Pick out every line with the word "diagram" and copy it.
-- Start of INFORMATION SUPPLIED --
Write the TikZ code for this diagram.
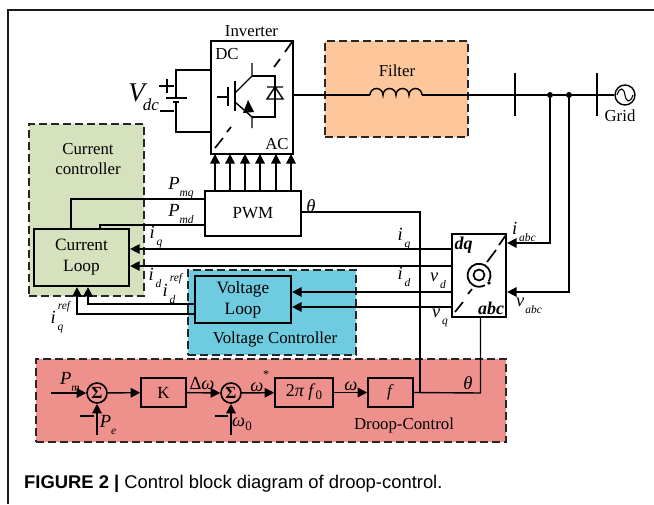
\documentclass[tikz,border=0pt]{standalone}
\usepackage{fontspec}
\setmainfont{Liberation Serif}
\newfontfamily\capfont{Liberation Sans}
\usetikzlibrary{arrows,arrows.meta,positioning}
\definecolor{filterorange}{HTML}{FDC69B}
\definecolor{currentgreen}{HTML}{D6E2BE}
\definecolor{voltageblue}{HTML}{6FCBDF}
\definecolor{drooppink}{HTML}{EE918D}
\newcommand{\sublab}[2]{\textit{#1}\raisebox{-7pt}{\fontsize{11.5}{11.5}\selectfont\textit{#2}}}
\newcommand{\reffont}{\fontsize{11.5}{11.5}\selectfont\itshape}
\tikzset{
txt/.style={inner sep=0pt,font=\fontsize{16.8}{16.8}\selectfont},
lab/.style={inner sep=0pt,font=\fontsize{18.5}{18.5}\selectfont},
area/.style={draw=black!85,line width=1.4pt,dash pattern=on 8pt off 4pt,inner sep=0pt},
blockbox/.style={draw,line width=1.6pt,inner sep=0pt,align=center,font=\fontsize{17}{20}\selectfont},
thickbox/.style={blockbox,line width=2.2pt,font=\fontsize{17.3}{21}\selectfont},
sumnode/.style={circle,draw,line width=1.6pt,minimum size=20pt,inner sep=0pt,font=\fontsize{17}{17}\selectfont\bfseries},
wire/.style={line width=1.4pt},
sig/.style={line width=1.4pt,-{Triangle[length=9.5pt,width=9.5pt]}},
dotnode/.style={circle,fill,minimum size=6pt,inner sep=0pt}
}
\begin{document}
\begin{tikzpicture}[x=1pt,y=-1pt]
\useasboundingbox (0,0) rectangle (654,504);
% page frame
\draw[line width=1.2pt,black!90] (654,10) -- (8,10) -- (8,504);
% coloured areas
\node[area,fill=filterorange,minimum width=143pt,minimum height=96pt] (filter) at (396.5,89) {};
\node[area,fill=currentgreen,minimum width=115pt,minimum height=172pt] (cc) at (86.5,210) {};
\node[area,fill=voltageblue,minimum width=168pt,minimum height=85pt] (vc) at (272,312.5) {};
\node[area,fill=drooppink,minimum width=470pt,minimum height=83pt] (droop) at (271,400.5) {};
% blocks
\node[blockbox,minimum width=82pt,minimum height=113pt] (inv) at (252,97.5) {};
\node[blockbox,minimum width=96pt,minimum height=45pt,fill=white] (pwm) at (253,213.5) {PWM};
\node[thickbox,minimum width=95pt,minimum height=57pt] (cl) at (81.5,257.5) {Current\\Loop};
\node[thickbox,minimum width=96pt,minimum height=47pt] (vl) at (243,299.5) {Voltage\\Loop};
\node[thickbox,minimum width=54pt,minimum height=83pt,fill=white] (dq) at (479,275.5) {};
\node[blockbox,minimum width=45pt,minimum height=29pt] (k) at (163.5,392.5) {K};
\node[blockbox,minimum width=58pt,minimum height=29pt,font=\fontsize{18}{18}\selectfont] (tp) at (304,392.5) {2\textit{π f}\raisebox{-3pt}{\fontsize{13}{13}\selectfont 0}};
\node[blockbox,minimum width=45pt,minimum height=29pt] (ff) at (390.5,392.5) {\textit{f}};
\node[sumnode] (s1) at (97,393) {Σ};
\node[sumnode] (s2) at (231,393) {Σ};
% free ends and corners
\coordinate (pm) at (51,393);
\coordinate (pe) at (97,435);
\coordinate (om) at (231,435);
\coordinate (busa) at (515,95);
\coordinate (busb) at (597,95);
\node[circle,draw,line width=1.4pt,minimum size=20pt,inner sep=0pt] (grid) at (625,95) {};
\node[dotnode] (da) at (550,95) {};
\node[dotnode] (db) at (569,95) {};
% inductor
\coordinate (la) at (370,95);
\coordinate (lb) at (422,95);
\draw[line width=1.5pt] (la) arc (180:360:6.5) arc (180:360:6.5) arc (180:360:6.5) arc (180:360:6.5);
% power stage
\path[wire]
(inv.east |- busa) edge (la)
(lb) edge (busa)
(busa) edge (da)
(da) edge (db)
(db) edge (grid.west);
\draw[wire] (515,73) -- (515,116);
\draw[wire] (597,73) -- (597,116);
\draw[line width=1.1pt] (617,95) .. controls (620,86) and (624,88) .. (625,95) .. controls (626,102) and (630,104) .. (633,95);
% battery
\draw[wire] (inv.west |- 0,70) -- (176,70) -- (176,97);
\draw[wire] (inv.west |- 0,132) -- (176,132) -- (176,102);
\draw[line width=1.6pt] (166,98) -- (187,98);
\draw[line width=2.2pt] (173,102) -- (179,102);
\draw[line width=1.8pt] (159,86) -- (174,86) (167,79) -- (167,93);
\draw[line width=1.8pt] (160,111) -- (174,111);
% switch and diode
\draw[wire] (217,97) -- (228,97) (228,87) -- (228,106);
\draw[wire] (235,81) -- (235,111);
\draw[wire] (252,63) -- (252,76) -- (235,93) (235,102) -- (252,117) -- (252,128);
\draw[wire] (252,76) -- (275,76) -- (275,117) -- (252,117);
\draw[wire] (267,87) -- (283,87) (275,87) -- (267,99) -- (283,99) -- cycle;
\fill (243,113) -- (248,100) -- (254,112) -- cycle;
% slash marks
\draw[line width=1.7pt] (215,148) -- (223,138) (227,132) -- (231,127) (274,67) -- (280,59) (285,52) -- (292,42);
\draw[line width=1.7pt] (455,312) -- (463,302) (468,294) -- (472,289) (487,262) -- (496,250) (499,245) -- (506,235);
% rotation symbol
\draw[line width=1.7pt] (479,275) circle (5.5pt);
\draw[line width=1.8pt] (489,281) arc (30:-300:11.5);
\fill (489,283) circle (1.8pt);
% gate signals
\foreach \gx/\gn in {215/a,230/b,245/c,260/d,276/e,291/f}{
\coordinate (top\gn) at (\gx,154);
\draw[sig] (pwm.north -| top\gn) -- (top\gn);
}
% signal lines
\coordinate (cia) at (550,243);
\coordinate (cib) at (569,292);
\coordinate (pmq) at (71,199);
\coordinate (pmd) at (100,225);
\coordinate (thb) at (420,212);
\coordinate (thc) at (420,393);
\coordinate (fb) at (480.5,393);
\coordinate (vda) at (88,304);
\coordinate (vqa) at (77,314);
\draw[wire] (pwm.west |- pmq) -- (pmq) -- (pmq |- cl.north);
\draw[wire] (pwm.west |- pmd) -- (pmd) -- (pmd |- cl.north);
\draw[wire] (pwm.east |- thb) -- (thb) -- (thc);
\draw[wire] (ff.east) -- (fb) -- (fb |- dq.south);
\draw[sig] (da) -- (cia) -- (dq.east |- cia);
\draw[sig] (db) -- (cib) -- (dq.east |- cib);
\draw[sig] (dq.west |- 0,249) -- (cl.east |- 0,249);
\draw[sig] (dq.west |- 0,266) -- (cl.east |- 0,266);
\draw[sig] (dq.west |- 0,292) -- (vl.east |- 0,292);
\draw[sig] (dq.west |- 0,307) -- (vl.east |- 0,307);
\draw[sig] (vl.west |- vda) -- (vda) -- (vda |- cl.south);
\draw[sig] (vl.west |- vqa) -- (vqa) -- (vqa |- cl.south);
% droop path
\draw[sig] (pm) -- (s1);
\draw[sig] (pe) -- (s1);
\draw[sig] (s1) -- (k);
\draw[sig] (k) -- (s2);
\draw[sig] (om) -- (s2);
\draw[sig] (s2) -- (tp);
\draw[sig] (tp) -- (ff);
\draw[line width=1.6pt] (80,416) -- (94,416) (215,416) -- (228,416);
% labels
\node[txt] (tinv) at (251.5,31) {Inverter};
\node[txt] (tdc) at (227,54) {DC};
\node[txt] (tac) at (277,144) {AC};
\node[txt] (tfil) at (397,71) {Filter};
\node[txt] (tgrid) at (620,116) {Grid};
\node[txt,align=center,font=\fontsize{16.8}{20}\selectfont] (tcc) at (88,159) {Current\\controller};
\node[txt] (tvc) at (275,339) {Voltage Controller};
\node[txt] (tdroop) at (404,425) {Droop-Control};
\node[lab,font=\fontsize{27}{27}\selectfont] (tv) at (138,93) {\textit{V}};
\node[lab,font=\fontsize{17}{17}\selectfont\itshape] (tdcs) at (151,105) {dc};
\node[lab] (lpmq) at (181,188) {\sublab{P}{mq}};
\node[lab] (lpmd) at (181,214) {\sublab{P}{md}};
\node[lab] (liq) at (156,237) {\sublab{i}{\,q}};
\node[lab] (lid) at (155,278) {\sublab{i}{\,d}};
\node[lab] (lidr) at (169,294) {\sublab{i}{\,d}};
\node[inner sep=0pt,font=\reffont] (lidref) at (176,279) {ref};
\node[lab] (liqr) at (57,322) {\sublab{i}{\,q}};
\node[inner sep=0pt,font=\reffont] (liqref) at (64,307) {ref};
\node[lab] (lth) at (311,206) {\textit{θ}};
\node[lab] (liqb) at (404,239) {\sublab{i}{\,q}};
\node[lab] (lidb) at (404,277) {\sublab{i}{\,d}};
\node[lab] (lvd) at (438,281) {\sublab{v}{\,d}};
\node[lab] (lvq) at (440,318) {\sublab{v}{\,q}};
\node[lab] (liabc) at (524,232) {\sublab{i}{\,abc}};
\node[lab] (lvabc) at (529,306) {\sublab{v}{\kern1pt abc}};
\node[lab,font=\fontsize{18}{18}\selectfont\bfseries\itshape] (ldq) at (463.5,245) {dq};
\node[lab,font=\fontsize{18}{18}\selectfont\bfseries\itshape] (labc) at (491,308) {abc};
\node[lab] (lpm) at (70,382) {\sublab{P}{m}};
\node[lab] (lpe) at (108,425) {\sublab{P}{e}};
\node[lab] (ldo) at (202,383) {Δ\textit{ω}};
\node[lab] (lom) at (257,387) {\textit{ω}};
\node[inner sep=0pt,font=\fontsize{12}{12}\selectfont] (lst) at (266,375) {*};
\node[lab] (lomz) at (242,424) {\textit{ω}\raisebox{-4pt}{\fontsize{13}{13}\selectfont 0}};
\node[lab] (lomb) at (351,386) {\textit{ω}};
\node[lab] (lthb) at (468,383) {\textit{θ}};
% caption
\node[anchor=west,inner sep=0pt,font=\fontsize{18.4}{18.4}\capfont] (cap) at (24,484) {\textbf{FIGURE 2 |} Control block diagram of droop-control.};
\end{tikzpicture}
\end{document}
-- End of INFORMATION SUPPLIED --
**RESULT FOR THIS EXERCISE**.
Write the TikZ code for this diagram.
\node[anchor=west,inner sep=0pt,font=\fontsize{18.4}{18.4}\capfont] (cap) at (24,484) {\textbf{FIGURE 2 |} Control block diagram of droop-control.};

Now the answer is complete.